13.                                 Administration.  The Plan shall be administered by the Compensation Committee.  No member of the Committee shall be eligible to receive a bonus under this Plan while serving on the Committee.  The Committee shall have authority to interpret the Plan and to establish, amend and rescind rules and regulations for the administration of the Plan, and all such interpretations, rules and regulations shall be conclusive and binding on all persons.  Notwithstanding any other provision of the Plan to the contrary, the Committee may impose such conditions on participation in and bonuses under the Plan as it deems appropriate.


14.                                 Optional Administration as Annual Plan.  The Plan is designed to operate primarily as a quarterly plan, measuring Company performance and paying Target Bonuses on the basis of quarterly results.  From time-to-time, however, the Committee may, in its sole discretion determine it wishes to measure performance and pay Target Bonuses on the basis of a Plan Year.  In the event such a determination is made, all references contained in this Plan to the term “Quarter” shall be deemed to mean



“Plan Year” as the context requires, and the maximum Earned Bonus referenced in section 8 of the Plan shall be increased to $3,000,000.
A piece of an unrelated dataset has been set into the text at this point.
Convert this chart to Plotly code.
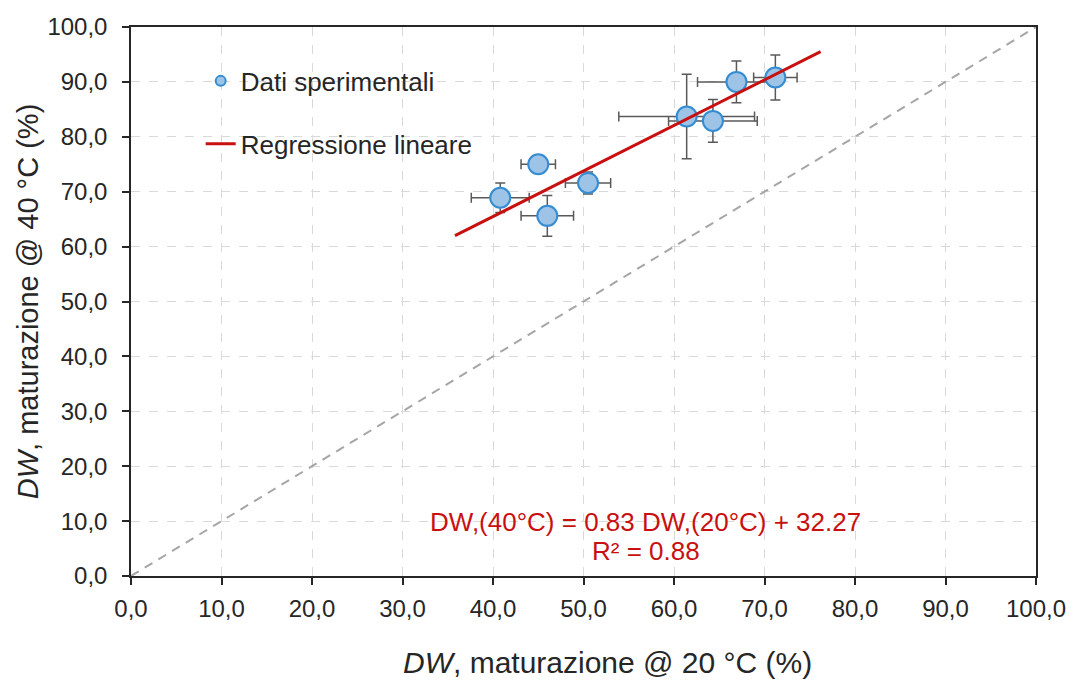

15.                                 Effective Date.                  The Plan shall be effective for Quarters beginning April 3, 1995, subject to its approval by the Company’s shareholders.


16.                                 Amendment and Termination.  The Board of Directors may at any time amend, modify, alter or terminate this Plan.


17.                                 Governing Law.  This Plan and all determinations made and actions taken pursuant hereto, shall be governed by the laws of the State of Indiana and construed accordingly.


18.                                 Miscellaneous.  There shall be no bonus pool or cumulative bonus pool.  This Plan is based upon the number of Participants, the Target Bonus Percentages, the Bonus Factors and the Base Salaries of the Participants.